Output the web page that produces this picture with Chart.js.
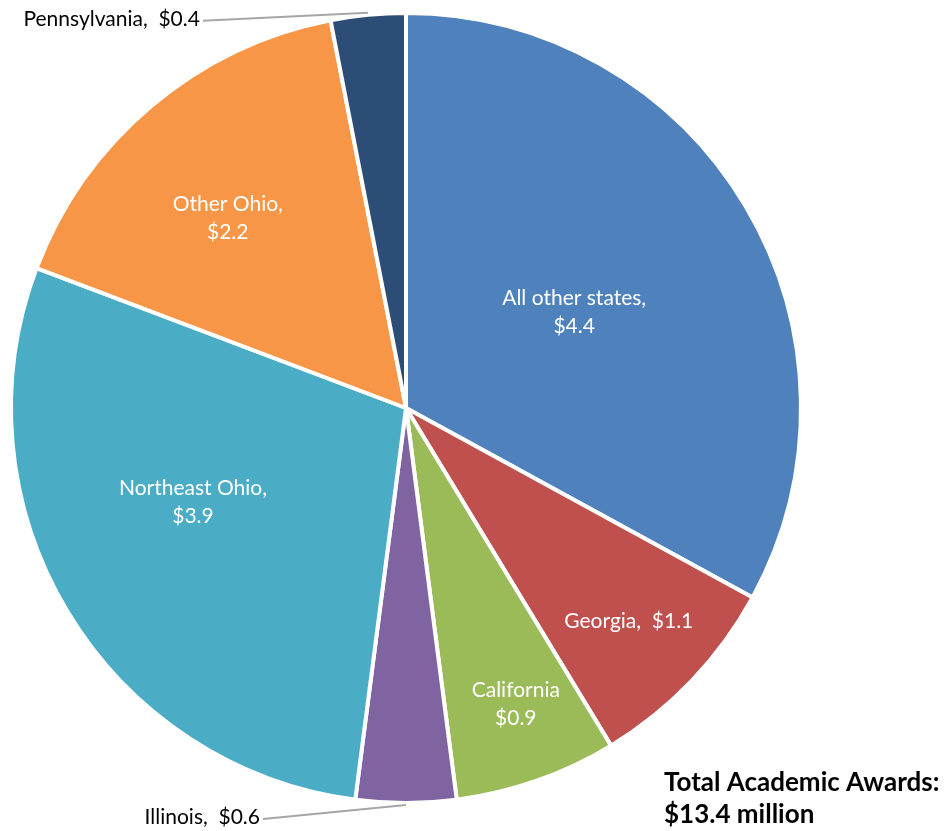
<!DOCTYPE html>
<html>
<head>
<meta charset="utf-8">
<script src="https://cdn.jsdelivr.net/npm/chart.js@4"></script>
<style>
    html, body { margin: 0; padding: 0; background: #fff; }
    #wrap { width: 948px; height: 831px; }
</style>
</head>
<body>
<div id="wrap"><canvas id="awards-chart" width="948" height="831"></canvas></div>
<script>
// award amounts in $ million (labels show the rounded values)
const regions = ['All other states', 'Georgia', 'California', 'Illinois', 'Northeast Ohio', 'Other Ohio', 'Pennsylvania'];
const awards = [4.42, 1.12, 0.89, 0.55, 3.85, 2.17, 0.41];
const sliceColors = ['#4F81BD', '#C0504D', '#9BBB59', '#8064A2', '#4BACC6', '#F79646', '#2C4D75'];
const labelLines = [
    ['All other states,', '$4.4'],
    ['Georgia,  $1.1'],
    ['California', '$0.9'],
    ['Illinois,  $0.6'],
    ['Northeast Ohio,', '$3.9'],
    ['Other Ohio,', '$2.2'],
    ['Pennsylvania,  $0.4']
];
const totalLines = ['Total Academic Awards:', '$13.4 million'];

const FONT = 'Lato, "Open Sans", sans-serif';

// label placement: inside slices use a radial fraction, small ones get a leader line
const labelPlacement = [
    { frac: 0.49, turn: 1 },
    { frac: 0.78, turn: 0 },
    { frac: 0.80, turn: -1 },
    { leader: [-143, 14] },
    { frac: 0.59, turn: 7 },
    { frac: 0.66, turn: -3 },
    { leader: [-165, 8] }
];

const sliceLabels = {
    id: 'sliceLabels',
    afterDatasetsDraw(chart) {
        const ctx = chart.ctx;
        const arcs = chart.getDatasetMeta(0).data;
        ctx.save();
        ctx.font = '21px ' + FONT;
        arcs.forEach((arc, i) => {
            const { x, y, startAngle, endAngle, outerRadius } = arc.getProps(['x', 'y', 'startAngle', 'endAngle', 'outerRadius'], true);
            const place = labelPlacement[i];
            const mid = (startAngle + endAngle) / 2;
            if (place.leader) {
                const sx = x + Math.cos(mid) * (outerRadius + 2);
                const sy = y + Math.sin(mid) * (outerRadius + 2);
                const ex = sx + place.leader[0];
                const ey = sy + place.leader[1];
                ctx.strokeStyle = '#A6A6A6';
                ctx.lineWidth = 2;
                ctx.beginPath();
                ctx.moveTo(sx, sy);
                ctx.lineTo(ex, ey);
                ctx.stroke();
                ctx.fillStyle = '#000';
                ctx.textAlign = 'right';
                ctx.textBaseline = 'middle';
                ctx.fillText(labelLines[i][0], ex - 3, ey - 2);
            } else {
                const a = mid + place.turn * Math.PI / 180;
                const lx = x + Math.cos(a) * outerRadius * place.frac;
                const ly = y + Math.sin(a) * outerRadius * place.frac;
                const lines = labelLines[i];
                const lh = 28;
                ctx.fillStyle = '#fff';
                ctx.textAlign = 'center';
                ctx.textBaseline = 'middle';
                lines.forEach((t, k) => {
                    ctx.fillText(t, lx, ly + (k - (lines.length - 1) / 2) * lh);
                });
            }
        });

        ctx.font = 'bold 26px ' + FONT;
        ctx.fillStyle = '#000';
        ctx.textAlign = 'left';
        ctx.textBaseline = 'middle';
        ctx.fillText(totalLines[0], 664, 783);
        ctx.fillText(totalLines[1], 664, 815);
        ctx.restore();
    }
};

new Chart(document.getElementById('awards-chart').getContext('2d'), {
    type: 'pie',
    data: {
        labels: regions,
        datasets: [{
            data: awards,
            backgroundColor: sliceColors,
            borderColor: '#fff',
            borderWidth: 4
        }]
    },
    options: {
        responsive: false,
        animation: false,
        layout: { padding: { left: 8, right: 144, top: 11, bottom: 26 } },
        plugins: {
            legend: { display: false },
            tooltip: { enabled: false }
        }
    },
    plugins: [sliceLabels]
});
</script>
</body>
</html>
###
**Work to do**. Return the material exactly as given, apart from the pictures.

**Solution to this exercise**.
Output the web page that produces this picture with Chart.js.
<!DOCTYPE html>
<html>
<head>
<meta charset="utf-8">
<script src="https://cdn.jsdelivr.net/npm/chart.js@4"></script>
<style>
    html, body { margin: 0; padding: 0; background: #fff; }
    #wrap { width: 948px; height: 831px; }
</style>
</head>
<body>
<div id="wrap"><canvas id="awards-chart" width="948" height="831"></canvas></div>
<script>
// award amounts in $ million (labels show the rounded values)
const regions = ['All other states', 'Georgia', 'California', 'Illinois', 'Northeast Ohio', 'Other Ohio', 'Pennsylvania'];
const awards = [4.42, 1.12, 0.89, 0.55, 3.85, 2.17, 0.41];
const sliceColors = ['#4F81BD', '#C0504D', '#9BBB59', '#8064A2', '#4BACC6', '#F79646', '#2C4D75'];
const labelLines = [
    ['All other states,', '$4.4'],
    ['Georgia,  $1.1'],
    ['California', '$0.9'],
    ['Illinois,  $0.6'],
    ['Northeast Ohio,', '$3.9'],
    ['Other Ohio,', '$2.2'],
    ['Pennsylvania,  $0.4']
];
const totalLines = ['Total Academic Awards:', '$13.4 million'];

const FONT = 'Lato, "Open Sans", sans-serif';

// label placement: inside slices use a radial fraction, small ones get a leader line
const labelPlacement = [
    { frac: 0.49, turn: 1 },
    { frac: 0.78, turn: 0 },
    { frac: 0.80, turn: -1 },
    { leader: [-143, 14] },
    { frac: 0.59, turn: 7 },
    { frac: 0.66, turn: -3 },
    { leader: [-165, 8] }
];

const sliceLabels = {
    id: 'sliceLabels',
    afterDatasetsDraw(chart) {
        const ctx = chart.ctx;
        const arcs = chart.getDatasetMeta(0).data;
        ctx.save();
        ctx.font = '21px ' + FONT;
        arcs.forEach((arc, i) => {
            const { x, y, startAngle, endAngle, outerRadius } = arc.getProps(['x', 'y', 'startAngle', 'endAngle', 'outerRadius'], true);
            const place = labelPlacement[i];
            const mid = (startAngle + endAngle) / 2;
            if (place.leader) {
                const sx = x + Math.cos(mid) * (outerRadius + 2);
                const sy = y + Math.sin(mid) * (outerRadius + 2);
                const ex = sx + place.leader[0];
                const ey = sy + place.leader[1];
                ctx.strokeStyle = '#A6A6A6';
                ctx.lineWidth = 2;
                ctx.beginPath();
                ctx.moveTo(sx, sy);
                ctx.lineTo(ex, ey);
                ctx.stroke();
                ctx.fillStyle = '#000';
                ctx.textAlign = 'right';
                ctx.textBaseline = 'middle';
                ctx.fillText(labelLines[i][0], ex - 3, ey - 2);
            } else {
                const a = mid + place.turn * Math.PI / 180;
                const lx = x + Math.cos(a) * outerRadius * place.frac;
                const ly = y + Math.sin(a) * outerRadius * place.frac;
                const lines = labelLines[i];
                const lh = 28;
                ctx.fillStyle = '#fff';
                ctx.textAlign = 'center';
                ctx.textBaseline = 'middle';
                lines.forEach((t, k) => {
                    ctx.fillText(t, lx, ly + (k - (lines.length - 1) / 2) * lh);
                });
            }
        });

        ctx.font = 'bold 26px ' + FONT;
        ctx.fillStyle = '#000';
        ctx.textAlign = 'left';
        ctx.textBaseline = 'middle';
        ctx.fillText(totalLines[0], 664, 783);
        ctx.fillText(totalLines[1], 664, 815);
        ctx.restore();
    }
};

new Chart(document.getElementById('awards-chart').getContext('2d'), {
    type: 'pie',
    data: {
        labels: regions,
        datasets: [{
            data: awards,
            backgroundColor: sliceColors,
            borderColor: '#fff',
            borderWidth: 4
        }]
    },
    options: {
        responsive: false,
        animation: false,
        layout: { padding: { left: 8, right: 144, top: 11, bottom: 26 } },
        plugins: {
            legend: { display: false },
            tooltip: { enabled: false }
        }
    },
    plugins: [sliceLabels]
});
</script>
</body>
</html>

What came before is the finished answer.